### Information shown

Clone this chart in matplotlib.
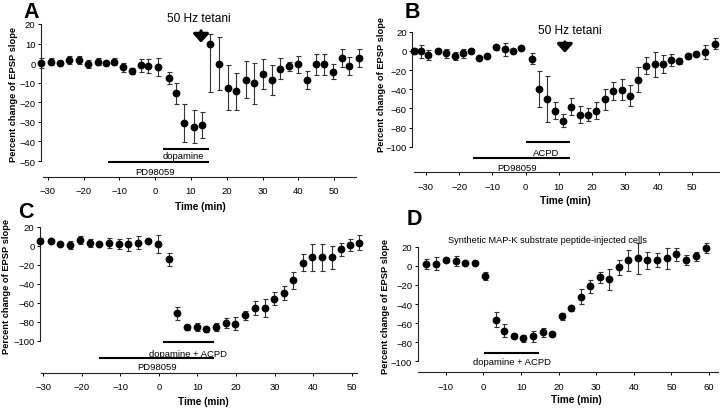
import matplotlib
matplotlib.use("Agg")
import matplotlib.pyplot as plt

plt.rcParams["font.family"] = ["Liberation Sans", "DejaVu Sans"]

# ---------------------------------------------------------------------------
# Data (time in min, percent change of EPSP slope)
# ---------------------------------------------------------------------------
# Panel A: PD98059 + dopamine, then 50 Hz tetani
a_time = [-31.9, -29.2, -26.5, -24.2, -21.3, -18.7, -16.1, -13.8, -11.4, -9.0,
          -6.6, -4.1, -2.1, 0.9, 3.8, 5.7, 8.1, 10.7, 13.1, 15.4,
          17.8, 20.3, 22.7, 25.3, 27.7, 30.1, 32.5, 34.9, 37.4, 39.9,
          42.4, 44.8, 47.2, 49.6, 52.1, 54.1, 56.9]
a_slope = [0, 0.8, 0, 1.7, 1.7, -0.5, 0.8, 0, 0.8, -2.2,
           -4.1, -1.2, -1.4, -2.2, -7.7, -15.4, -30.6, -32.4, -31.6, 9.7,
           -0.2, -12.5, -14.3, -8.4, -10.4, -5.6, -8.7, -2.9, -1.7, -0.7,
           -8.7, -0.7, -0.7, -4.5, 2.6, -1.4, 2.6]
a_err_lo = [2.5, 2, 1, 2, 2, 2, 2, 0.5, 2, 2.5,
            1.5, 3.5, 3.5, 4.6, 3, 5.4, 9.5, 8.6, 6.6, 24.4,
            13.5, 11.5, 9.5, 9.5, 10.5, 7.5, 7.5, 5.4, 2.5, 4.3,
            4.6, 5.6, 5.6, 3.8, 4.8, 4.7, 4.8]
a_err_hi = a_err_lo[:19] + [5.0] + a_err_lo[20:]

# Panel B: PD98059 + ACPD, then 50 Hz tetani
b_time = [-33.5, -31.5, -29.3, -26.4, -24.0, -21.4, -18.9, -16.4, -14.0, -11.5,
          -8.9, -6.3, -3.9, -1.3, 1.8, 3.9, 6.3, 8.7, 11.3, 13.8,
          16.3, 18.9, 21.3, 23.9, 26.4, 28.9, 31.4, 33.9, 36.3, 38.8,
          41.4, 43.8, 46.3, 48.8, 51.3, 54.0, 56.9]
b_slope = [-0.5, -0.5, -4.3, -0.5, -2.6, -5.0, -2.6, -0.5, -7.5, -5.0,
           3.6, 1.5, -0.5, 3.3, -8.2, -39.8, -50.3, -62.4, -72.9, -58.3,
           -66.6, -66.6, -62.4, -50.3, -41.9, -40.5, -46.8, -30.1, -15.5, -14.1,
           -13.7, -9.6, -10.3, -5.4, -3.3, -1.2, 7.5]
b_err = [3, 7, 5, 2, 5, 4, 5, 2, 1.5, 1.5,
         2.5, 6.5, 1.5, 1.5, 6, 19, 24, 9, 7, 9,
         9, 7, 9, 11, 9, 11, 11, 13, 9, 13,
         9, 6, 3, 3, 1.5, 7, 6]

# Panel C: PD98059 + dopamine + ACPD
c_time = [-30.9, -28.1, -25.6, -23.0, -20.4, -17.9, -15.5, -12.9, -10.4, -7.9,
          -5.4, -2.8, -0.3, 2.7, 4.8, 7.3, 9.8, 12.3, 14.7, 17.3,
          19.8, 22.3, 24.8, 27.4, 29.8, 32.4, 34.8, 37.3, 39.8, 42.3,
          44.8, 47.2, 49.7, 52.0]
c_slope = [5.3, 5.3, 1.4, 0.7, 6.0, 3.2, 1.4, 3.2, 1.4, 1.4,
           3.2, 5.3, 1.4, -14.4, -71.2, -86.0, -86.0, -88.1, -85.6, -81.8,
           -82.1, -73.3, -65.6, -65.6, -55.8, -49.8, -36.5, -17.9, -12.3, -12.3,
           -12.3, -3.9, 1.0, 3.2]
c_err = [2.8, 2, 1, 4.4, 4.4, 4.2, 1, 5.3, 5.3, 6.5,
         7, 1.5, 9.6, 7, 7, 3, 4.2, 3, 4.5, 5.3,
         6.7, 4.7, 7.5, 9.6, 7, 7, 8.8, 9.1, 14, 14,
         12.3, 7, 6.1, 7.7]

# Panel D: MAP-K substrate peptide-injected cells, dopamine + ACPD
d_time = [-15.4, -12.7, -10.0, -7.3, -4.9, -2.3, 0.4, 3.3, 5.4, 8.1,
          10.5, 13.1, 15.7, 18.2, 20.8, 23.3, 25.9, 28.4, 30.9, 33.4,
          36.1, 38.5, 41.0, 43.6, 46.2, 48.7, 51.3, 53.8, 56.4, 59.3]
d_slope = [1.7, 2.1, 6.3, 4.9, 2.8, 2.8, -10.5, -56.5, -68.0, -73.9,
           -76.0, -73.9, -69.8, -71.5, -53.0, -44.6, -32.4, -21.6, -12.2, -14.3,
           -1.7, 5.6, 7.7, 5.9, 5.9, 7.7, 11.9, 6.3, 9.8, 18.5]
d_err = [5, 7, 2, 5, 1, 1, 4.5, 8, 7, 2,
         4, 6, 5, 2, 4, 3, 8, 7, 6, 11,
         8, 11, 16, 9, 7, 11, 7, 5, 5, 5]

# drug application bars: (label, start, end)
a_bars = [("dopamine", 2.1, 15.1), ("PD98059", -13.1, 15.1)]
b_bars = [("ACPD", 0.1, 13.4), ("PD98059", -15.7, 13.4)]
c_bars = [("dopamine + ACPD", 1.0, 14.2), ("PD98059", -15.6, 14.2)]
d_bars = [("dopamine + ACPD", 0.1, 14.7)]

# ---------------------------------------------------------------------------
W, H = 720, 410
fig = plt.figure(figsize=(W / 100, H / 100), dpi=100)


def px_rect(left, top, right, bottom):
    return [left / W, 1 - bottom / H, (right - left) / W, (bottom - top) / H]


def fig_text(x, y, s, **kw):
    fig.text(x / W, 1 - y / H, s, **kw)


def panel(rect, xlim, ylim, xticks, yticks, xbounds, ybounds):
    ax = fig.add_axes(rect)
    ax.set_xlim(*xlim)
    ax.set_ylim(*ylim)
    ax.patch.set_visible(False)
    for s in ("top", "right"):
        ax.spines[s].set_visible(False)
    ax.spines["left"].set_bounds(*ybounds)
    ax.spines["bottom"].set_bounds(*xbounds)
    for s in ("left", "bottom"):
        ax.spines[s].set_linewidth(0.8)
        ax.spines[s].set_color("#222222")
    ax.set_xticks(xticks)
    ax.set_yticks(yticks)
    ax.tick_params(axis="y", length=2.5, width=0.7, pad=1.5, labelsize=6.8)
    ax.tick_params(axis="x", length=2.5, width=0.7, pad=4.6, labelsize=6.8)
    return ax


def draw_points(ax, t, v, err):
    ax.errorbar(t, v, yerr=err, fmt="o", ms=4.6, color="black",
                ecolor="#333333", elinewidth=0.8, capsize=1.8, capthick=0.8,
                clip_on=False, zorder=3)


def draw_bars(ax, bars, ys, texts, text_x):
    for (label, t0, t1), yb, yt, tx in zip(bars, ys, texts, text_x):
        ax.plot([t0, t1], [yb, yb], color="black", lw=1.5, clip_on=False,
                solid_capstyle="butt")
        ax.text(tx, yt, label, ha="center", va="center", fontsize=6.8,
                clip_on=False)


def tetani(ax, x, y_tail, y_tip, tx, ty):
    ax.annotate("", xy=(x, y_tip), xytext=(x, y_tail),
                arrowprops=dict(arrowstyle="-|>,head_width=0.5,head_length=0.55",
                                lw=2.4, color="black", mutation_scale=9,
                                shrinkA=0, shrinkB=0),
                annotation_clip=False)
    ax.text(tx, ty, "50 Hz tetani", ha="center", va="center", fontsize=8.6)


# --- Panel A ---------------------------------------------------------------
ax_a = panel(px_rect(41, 23, 360, 177.5), (-31.9, 57.2), (-57.9, 21),
             range(-30, 51, 10), range(-50, 21, 10), (-31.4, 56), (-50, 20))
draw_points(ax_a, a_time, a_slope, [a_err_lo, a_err_hi])
draw_bars(ax_a, a_bars, [-43.9, -50.5], [-47.3, -55.6], [7.9, 0.0])
tetani(ax_a, 12.8, 16.4, 10.4, 12.2, 23.1)

# --- Panel B ---------------------------------------------------------------
ax_b = panel(px_rect(412.3, 30.8, 720, 173.3), (-34.1, 58.5), (-126.7, 22),
             range(-30, 51, 10), range(-100, 21, 20), (-33.7, 58.5), (-100, 20))
draw_points(ax_b, b_time, b_slope, b_err)
draw_bars(ax_b, b_bars, [-95.1, -111.5], [-105.6, -121.2], [6.2, -2.5])
tetani(ax_b, 11.8, 9.2, -2.0, 13.4, 21.8)

# --- Panel C ---------------------------------------------------------------
ax_c = panel(px_rect(40, 225.8, 360, 373.5), (-30.86, 52.17), (-133.5, 22),
             range(-30, 51, 10), range(-100, 21, 20), (-30.5, 51.5), (-100, 20))
draw_points(ax_c, c_time, c_slope, c_err)
draw_bars(ax_c, c_bars, [-101.0, -118.2], [-113.0, -127.7], [7.5, -0.5])

# --- Panel D ---------------------------------------------------------------
ax_d = panel(px_rect(417.7, 245.8, 720, 373.0), (-17.5, 62.9), (-111.2, 22),
             range(-10, 61, 10), range(-100, 21, 20), (-17.4, 62.5), (-100, 20))
draw_points(ax_d, d_time, d_slope, d_err)
draw_bars(ax_d, d_bars, [-91.3], [-100.7], [7.5])
ax_d.text(17.1, 27.3, "Synthetic MAP-K substrate peptide-injected cells",
          ha="center", va="center", fontsize=6.6, clip_on=False)

# --- labels ----------------------------------------------------------------
ylab = "Percent change of EPSP slope"
for x, y in [(14, 95), (381, 85), (7, 287), (386, 307)]:
    fig_text(x, y, ylab, rotation=90, ha="center", va="center",
             fontsize=6.7, fontweight="bold")
for x, y in [(200, 207), (565, 201), (203, 402), (576, 400.5)]:
    fig_text(x, y, "Time (min)", ha="center", va="center",
             fontsize=7.2, fontweight="bold")
for x, y, s in [(31, 12.5, "A"), (412.5, 12.5, "B"), (26, 212.5, "C"), (414, 220, "D")]:
    fig_text(x, y, s, ha="center", va="center", fontsize=15.5,
             fontweight="bold")

fig.savefig("out.png", dpi=100)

### Task details
Provide the number of lines in the data above that contain the string "matplotlib", and nothing else.

### Worked solution
4